When I heard that statistic repeated by Shari-Lynn Pringle last week, while speaking during a live television interview on Fresh TV – that 75 percent of all road traffic fatalities recorded between 2009 and 2015 involved the use of alcohol or drugs, I was painfully reminded of another interview I did ten years ago.
The interviewee was a young man, who at the time, was serving life in prison for murder. There’s no point in calling names, he’s served his time and thankfully, his life has changed.
But there’s one thing he said that stayed with me all these years. When asked to reflect back on the day he took another man’s life, I asked him to recount his steps leading up to the brutal incident. Do you know what his response was? I swear I will never forget it! He said he was hanging with his father and his dad’s crew, slamming shots of vodka all day in the heat of the summer.
He talked about the influence of his father on some of the decisions that led him to Westgate’s Maximum Security Section. He talked about how alcohol influenced his decisions on that fateful day. He talked about the INFLUENCE his dad’s life choices had on him and the decisions that led him straight to prison.
I don’t know his dad, but I can’t help wonder what he thinks of his role and his influence on his own child’s life, an influence that didn’t lead his son to making the right choices in life. I wonder if he even accepts responsibility for his actions. I don’t know but I damn sure wonder.
And then the other day, I overheard a conversation about a road fatality victim who sadly lost his life and left his young children without him. The conversation, once again, focused on that daddy influence. They talked about how his father rode like a maniac, and how at times, he did that towing his own son on the back of his bike. Like father like son, they said. Here’s the thing though – unlike father – his son is dead! And his grandchildren are now fatherless! Ultimately who pays?
Now before you get it twisted – DON’T! I’m not pointing fingers, all I’m asking is how much will it take for this madness to HIT HOME! Or do we even care as long as that home is not our own?
What’s it going to take to address it and FIX IT? Surely, it will be more than catchy slogans, like don’t drink and drive! Hell! I would be impressed if we would just get honest and call it for what it is – REPEATED LEARNED BEHAVIOUR THAT’S Socially and Culturally accepted for what it is – INSANITY! Get it or maybe not!
Changing the mindset requires changing the way we set the mindset! That takes action – action that starts within! All the legislation in the world won’t change it! Like the road safety stakeholders said: “You cannot legislate your way out of this!” And parking tickets won’t cut it either!
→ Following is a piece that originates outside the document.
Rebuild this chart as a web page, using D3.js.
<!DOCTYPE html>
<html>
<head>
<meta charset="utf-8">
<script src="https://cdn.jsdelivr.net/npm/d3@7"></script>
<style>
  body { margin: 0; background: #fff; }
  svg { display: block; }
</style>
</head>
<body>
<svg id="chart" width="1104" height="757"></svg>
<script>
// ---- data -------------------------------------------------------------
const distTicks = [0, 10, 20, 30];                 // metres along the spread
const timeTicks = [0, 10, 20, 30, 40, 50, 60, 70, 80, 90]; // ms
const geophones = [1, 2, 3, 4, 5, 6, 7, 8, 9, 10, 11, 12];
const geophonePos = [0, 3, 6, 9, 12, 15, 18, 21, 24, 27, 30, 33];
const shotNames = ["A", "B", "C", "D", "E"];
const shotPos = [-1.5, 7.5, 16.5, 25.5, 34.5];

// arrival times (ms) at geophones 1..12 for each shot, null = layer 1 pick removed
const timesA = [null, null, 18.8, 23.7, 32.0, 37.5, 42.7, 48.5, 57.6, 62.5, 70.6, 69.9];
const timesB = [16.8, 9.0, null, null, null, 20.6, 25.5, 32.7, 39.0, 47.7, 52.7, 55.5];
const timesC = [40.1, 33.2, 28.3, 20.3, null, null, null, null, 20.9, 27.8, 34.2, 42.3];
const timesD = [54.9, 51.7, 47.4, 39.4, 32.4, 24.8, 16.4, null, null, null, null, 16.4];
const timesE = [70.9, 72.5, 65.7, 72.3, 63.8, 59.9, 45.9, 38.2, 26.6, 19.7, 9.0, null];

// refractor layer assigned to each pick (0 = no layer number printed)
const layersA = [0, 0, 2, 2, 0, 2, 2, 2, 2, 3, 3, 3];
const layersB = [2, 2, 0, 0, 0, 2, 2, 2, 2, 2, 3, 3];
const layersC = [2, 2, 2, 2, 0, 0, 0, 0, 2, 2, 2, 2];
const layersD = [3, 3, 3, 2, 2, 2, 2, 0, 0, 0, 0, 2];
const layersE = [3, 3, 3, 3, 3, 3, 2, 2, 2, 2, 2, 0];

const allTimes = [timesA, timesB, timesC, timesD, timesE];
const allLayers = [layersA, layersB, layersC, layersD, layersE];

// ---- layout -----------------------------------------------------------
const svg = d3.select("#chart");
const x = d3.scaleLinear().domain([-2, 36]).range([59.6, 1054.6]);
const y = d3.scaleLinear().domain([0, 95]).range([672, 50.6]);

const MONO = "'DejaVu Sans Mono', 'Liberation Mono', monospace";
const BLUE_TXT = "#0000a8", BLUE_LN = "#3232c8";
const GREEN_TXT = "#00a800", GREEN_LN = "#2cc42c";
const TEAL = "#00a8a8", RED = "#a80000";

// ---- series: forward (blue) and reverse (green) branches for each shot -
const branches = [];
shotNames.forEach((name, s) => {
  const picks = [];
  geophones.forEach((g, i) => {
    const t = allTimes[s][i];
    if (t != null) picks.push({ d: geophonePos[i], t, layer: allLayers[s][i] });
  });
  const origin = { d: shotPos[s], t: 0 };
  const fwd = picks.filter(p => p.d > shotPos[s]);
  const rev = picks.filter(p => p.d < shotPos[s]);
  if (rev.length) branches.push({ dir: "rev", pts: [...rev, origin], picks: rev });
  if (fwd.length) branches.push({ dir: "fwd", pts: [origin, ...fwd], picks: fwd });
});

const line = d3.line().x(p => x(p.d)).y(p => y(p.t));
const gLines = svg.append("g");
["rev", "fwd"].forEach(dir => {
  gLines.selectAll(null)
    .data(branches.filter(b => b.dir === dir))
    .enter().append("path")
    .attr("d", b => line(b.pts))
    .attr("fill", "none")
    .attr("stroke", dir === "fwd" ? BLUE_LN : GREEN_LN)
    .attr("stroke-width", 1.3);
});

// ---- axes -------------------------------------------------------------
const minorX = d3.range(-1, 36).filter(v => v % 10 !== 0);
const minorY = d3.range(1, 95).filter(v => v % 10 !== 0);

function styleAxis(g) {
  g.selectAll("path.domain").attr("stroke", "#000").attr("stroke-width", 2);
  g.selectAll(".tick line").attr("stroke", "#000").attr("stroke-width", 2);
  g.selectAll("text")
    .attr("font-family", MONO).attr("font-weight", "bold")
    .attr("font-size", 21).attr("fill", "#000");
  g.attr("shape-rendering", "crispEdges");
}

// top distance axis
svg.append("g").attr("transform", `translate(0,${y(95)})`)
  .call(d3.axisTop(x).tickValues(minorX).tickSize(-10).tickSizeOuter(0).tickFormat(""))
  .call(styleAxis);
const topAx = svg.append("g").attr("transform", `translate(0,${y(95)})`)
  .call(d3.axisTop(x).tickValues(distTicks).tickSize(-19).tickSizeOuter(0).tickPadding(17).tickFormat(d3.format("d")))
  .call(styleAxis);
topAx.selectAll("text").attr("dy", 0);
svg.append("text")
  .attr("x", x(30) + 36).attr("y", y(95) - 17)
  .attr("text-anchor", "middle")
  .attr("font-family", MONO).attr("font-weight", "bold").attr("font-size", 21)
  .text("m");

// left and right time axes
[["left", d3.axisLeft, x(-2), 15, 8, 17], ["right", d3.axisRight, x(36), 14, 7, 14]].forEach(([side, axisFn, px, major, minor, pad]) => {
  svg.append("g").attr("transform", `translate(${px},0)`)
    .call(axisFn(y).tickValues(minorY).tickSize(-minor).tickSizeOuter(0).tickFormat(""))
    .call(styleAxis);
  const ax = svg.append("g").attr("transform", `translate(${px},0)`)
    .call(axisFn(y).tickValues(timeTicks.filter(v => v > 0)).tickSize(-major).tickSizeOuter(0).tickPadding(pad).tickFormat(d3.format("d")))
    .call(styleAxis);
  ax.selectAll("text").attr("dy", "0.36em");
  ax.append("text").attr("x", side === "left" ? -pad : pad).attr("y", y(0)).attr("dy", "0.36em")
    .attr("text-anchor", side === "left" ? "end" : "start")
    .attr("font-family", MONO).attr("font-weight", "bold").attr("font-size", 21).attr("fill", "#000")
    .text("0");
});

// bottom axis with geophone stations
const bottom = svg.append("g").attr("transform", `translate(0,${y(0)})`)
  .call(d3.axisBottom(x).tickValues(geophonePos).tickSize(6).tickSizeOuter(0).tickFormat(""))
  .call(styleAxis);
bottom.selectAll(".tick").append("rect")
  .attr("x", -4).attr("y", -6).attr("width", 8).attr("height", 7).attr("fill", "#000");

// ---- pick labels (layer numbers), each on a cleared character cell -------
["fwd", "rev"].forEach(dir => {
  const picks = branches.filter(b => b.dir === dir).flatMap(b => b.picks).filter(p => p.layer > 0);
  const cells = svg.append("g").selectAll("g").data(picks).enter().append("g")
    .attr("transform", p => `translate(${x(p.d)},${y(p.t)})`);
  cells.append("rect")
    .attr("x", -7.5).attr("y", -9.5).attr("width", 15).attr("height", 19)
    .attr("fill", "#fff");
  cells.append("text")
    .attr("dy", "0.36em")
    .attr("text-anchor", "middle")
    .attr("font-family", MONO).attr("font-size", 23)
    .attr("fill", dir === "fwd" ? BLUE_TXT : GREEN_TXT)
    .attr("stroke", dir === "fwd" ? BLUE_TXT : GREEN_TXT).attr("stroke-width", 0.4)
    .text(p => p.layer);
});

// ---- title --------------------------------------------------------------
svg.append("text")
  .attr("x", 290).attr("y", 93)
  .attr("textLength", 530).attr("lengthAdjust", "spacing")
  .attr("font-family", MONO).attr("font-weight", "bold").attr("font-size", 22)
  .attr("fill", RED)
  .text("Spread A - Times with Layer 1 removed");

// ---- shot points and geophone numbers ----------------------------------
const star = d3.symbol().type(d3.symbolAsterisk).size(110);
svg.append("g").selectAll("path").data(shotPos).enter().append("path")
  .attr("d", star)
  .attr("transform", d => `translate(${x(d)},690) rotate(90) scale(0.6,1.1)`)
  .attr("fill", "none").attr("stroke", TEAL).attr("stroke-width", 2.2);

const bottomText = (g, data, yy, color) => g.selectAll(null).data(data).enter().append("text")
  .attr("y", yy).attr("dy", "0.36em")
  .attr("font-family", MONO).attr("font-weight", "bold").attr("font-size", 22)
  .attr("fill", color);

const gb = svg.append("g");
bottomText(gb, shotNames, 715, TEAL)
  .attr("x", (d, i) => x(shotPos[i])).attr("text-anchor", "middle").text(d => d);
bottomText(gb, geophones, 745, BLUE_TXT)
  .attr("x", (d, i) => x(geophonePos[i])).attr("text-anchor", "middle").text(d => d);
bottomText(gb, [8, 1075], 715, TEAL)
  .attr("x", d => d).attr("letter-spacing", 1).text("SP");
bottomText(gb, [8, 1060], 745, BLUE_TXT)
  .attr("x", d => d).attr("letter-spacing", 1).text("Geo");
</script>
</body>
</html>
I don’t know what it will take to reverse it, but I do know this – all the talk, all the documentaries, all the promises, all the chatter won’t change a damn thing! Actions speak louder than words!
A good place to start would be to just get the roadside sobriety checks up and running. Get the speed cameras up and running, Get on with it without running your mouths! Just get it done!
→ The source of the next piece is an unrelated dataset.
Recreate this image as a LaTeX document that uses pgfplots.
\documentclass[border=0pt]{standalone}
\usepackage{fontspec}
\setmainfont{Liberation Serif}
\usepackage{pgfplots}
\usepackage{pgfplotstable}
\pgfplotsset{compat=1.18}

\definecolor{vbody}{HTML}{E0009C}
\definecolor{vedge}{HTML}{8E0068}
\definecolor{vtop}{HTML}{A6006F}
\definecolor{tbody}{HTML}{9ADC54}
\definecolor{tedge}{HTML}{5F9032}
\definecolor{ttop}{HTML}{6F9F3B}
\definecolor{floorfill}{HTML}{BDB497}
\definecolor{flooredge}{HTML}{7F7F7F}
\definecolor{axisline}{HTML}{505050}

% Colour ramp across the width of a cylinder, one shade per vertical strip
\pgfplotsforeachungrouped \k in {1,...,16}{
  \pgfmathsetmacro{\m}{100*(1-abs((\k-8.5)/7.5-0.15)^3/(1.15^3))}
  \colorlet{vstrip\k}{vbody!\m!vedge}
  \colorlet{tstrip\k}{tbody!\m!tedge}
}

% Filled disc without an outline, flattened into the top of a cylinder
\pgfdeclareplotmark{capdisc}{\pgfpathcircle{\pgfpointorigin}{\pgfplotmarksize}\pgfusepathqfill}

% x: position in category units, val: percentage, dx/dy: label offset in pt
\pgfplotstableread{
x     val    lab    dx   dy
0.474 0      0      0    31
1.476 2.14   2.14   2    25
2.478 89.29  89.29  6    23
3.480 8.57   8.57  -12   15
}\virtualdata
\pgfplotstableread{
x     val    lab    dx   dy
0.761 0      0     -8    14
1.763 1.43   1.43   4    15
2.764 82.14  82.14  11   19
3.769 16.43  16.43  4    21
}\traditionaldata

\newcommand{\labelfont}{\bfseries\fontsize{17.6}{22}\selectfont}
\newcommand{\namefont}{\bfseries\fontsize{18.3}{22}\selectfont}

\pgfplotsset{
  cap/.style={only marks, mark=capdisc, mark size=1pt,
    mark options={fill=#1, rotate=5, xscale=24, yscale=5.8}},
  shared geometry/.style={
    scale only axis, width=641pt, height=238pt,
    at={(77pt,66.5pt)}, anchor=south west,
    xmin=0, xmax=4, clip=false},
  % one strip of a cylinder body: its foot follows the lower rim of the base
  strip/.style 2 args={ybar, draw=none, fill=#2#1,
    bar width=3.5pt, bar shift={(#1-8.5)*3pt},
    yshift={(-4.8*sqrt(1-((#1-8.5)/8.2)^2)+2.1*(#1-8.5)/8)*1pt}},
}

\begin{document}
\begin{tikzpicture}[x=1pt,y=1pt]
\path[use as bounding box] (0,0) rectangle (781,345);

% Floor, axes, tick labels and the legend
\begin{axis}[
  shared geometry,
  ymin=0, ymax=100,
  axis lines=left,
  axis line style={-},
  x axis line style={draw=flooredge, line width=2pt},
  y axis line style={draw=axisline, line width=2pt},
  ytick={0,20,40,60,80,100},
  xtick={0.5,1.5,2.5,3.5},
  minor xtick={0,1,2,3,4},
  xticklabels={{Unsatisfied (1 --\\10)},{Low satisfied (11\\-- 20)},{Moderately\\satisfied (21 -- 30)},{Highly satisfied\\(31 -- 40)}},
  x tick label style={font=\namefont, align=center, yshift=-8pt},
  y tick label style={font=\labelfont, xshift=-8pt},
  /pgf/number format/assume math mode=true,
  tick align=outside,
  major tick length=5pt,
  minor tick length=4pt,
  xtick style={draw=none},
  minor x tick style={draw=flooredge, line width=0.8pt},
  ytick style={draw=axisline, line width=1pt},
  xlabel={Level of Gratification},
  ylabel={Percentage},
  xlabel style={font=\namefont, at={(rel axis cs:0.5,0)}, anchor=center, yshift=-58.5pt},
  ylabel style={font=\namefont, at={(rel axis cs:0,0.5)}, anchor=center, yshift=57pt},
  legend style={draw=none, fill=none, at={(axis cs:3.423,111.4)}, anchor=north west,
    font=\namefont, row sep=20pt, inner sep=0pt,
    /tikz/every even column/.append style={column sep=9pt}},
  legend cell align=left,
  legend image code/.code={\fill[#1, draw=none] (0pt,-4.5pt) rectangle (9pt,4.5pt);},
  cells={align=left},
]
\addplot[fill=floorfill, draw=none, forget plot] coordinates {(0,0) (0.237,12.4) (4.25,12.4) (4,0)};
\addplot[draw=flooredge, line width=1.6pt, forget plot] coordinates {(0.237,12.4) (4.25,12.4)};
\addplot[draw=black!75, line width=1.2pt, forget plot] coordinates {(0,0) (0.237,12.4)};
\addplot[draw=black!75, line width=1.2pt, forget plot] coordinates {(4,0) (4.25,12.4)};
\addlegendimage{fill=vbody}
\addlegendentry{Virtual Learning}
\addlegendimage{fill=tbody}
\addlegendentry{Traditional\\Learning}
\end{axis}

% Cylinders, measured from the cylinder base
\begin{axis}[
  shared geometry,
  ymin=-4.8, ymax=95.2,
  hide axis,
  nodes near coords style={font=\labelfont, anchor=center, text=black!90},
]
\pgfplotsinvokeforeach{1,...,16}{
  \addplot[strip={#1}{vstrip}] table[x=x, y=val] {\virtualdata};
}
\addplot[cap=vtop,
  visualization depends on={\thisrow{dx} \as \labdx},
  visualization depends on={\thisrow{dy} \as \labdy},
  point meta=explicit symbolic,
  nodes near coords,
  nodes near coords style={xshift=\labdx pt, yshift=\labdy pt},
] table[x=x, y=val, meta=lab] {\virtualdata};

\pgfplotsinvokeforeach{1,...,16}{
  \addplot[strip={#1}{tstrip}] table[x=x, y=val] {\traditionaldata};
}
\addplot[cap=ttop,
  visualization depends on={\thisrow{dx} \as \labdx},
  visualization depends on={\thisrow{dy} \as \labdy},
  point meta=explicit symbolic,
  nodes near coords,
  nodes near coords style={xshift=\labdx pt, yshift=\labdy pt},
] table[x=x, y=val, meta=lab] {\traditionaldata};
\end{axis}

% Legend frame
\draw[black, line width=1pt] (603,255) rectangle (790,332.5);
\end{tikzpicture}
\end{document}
Then once that’s done, take a real close look at your campaigns over the years and admit that they have FAILED Miserably! Take a real good long and hard look at the reality of it all and know that moving forward requires that the very first step is to be honest.
Changing minds requires a change in your thinking! Learned behaviour is harder to unlearn than it is to learn it. If over the years we have learned that riding and driving like maniacs is acceptable, then we become less bothered by the acceptance of it, until someone we care about gets hit by it!
Anything less than that is a mere blip on the radar screen – until the next blip – then it’s back to business as usual with another white sheet saying rest in peace and another funeral in between!
Just for today, for this the last few days of 2017, my hope and prayer will be that the number of road traffic fatalities this year stops at 15. But then again, we shall SEE!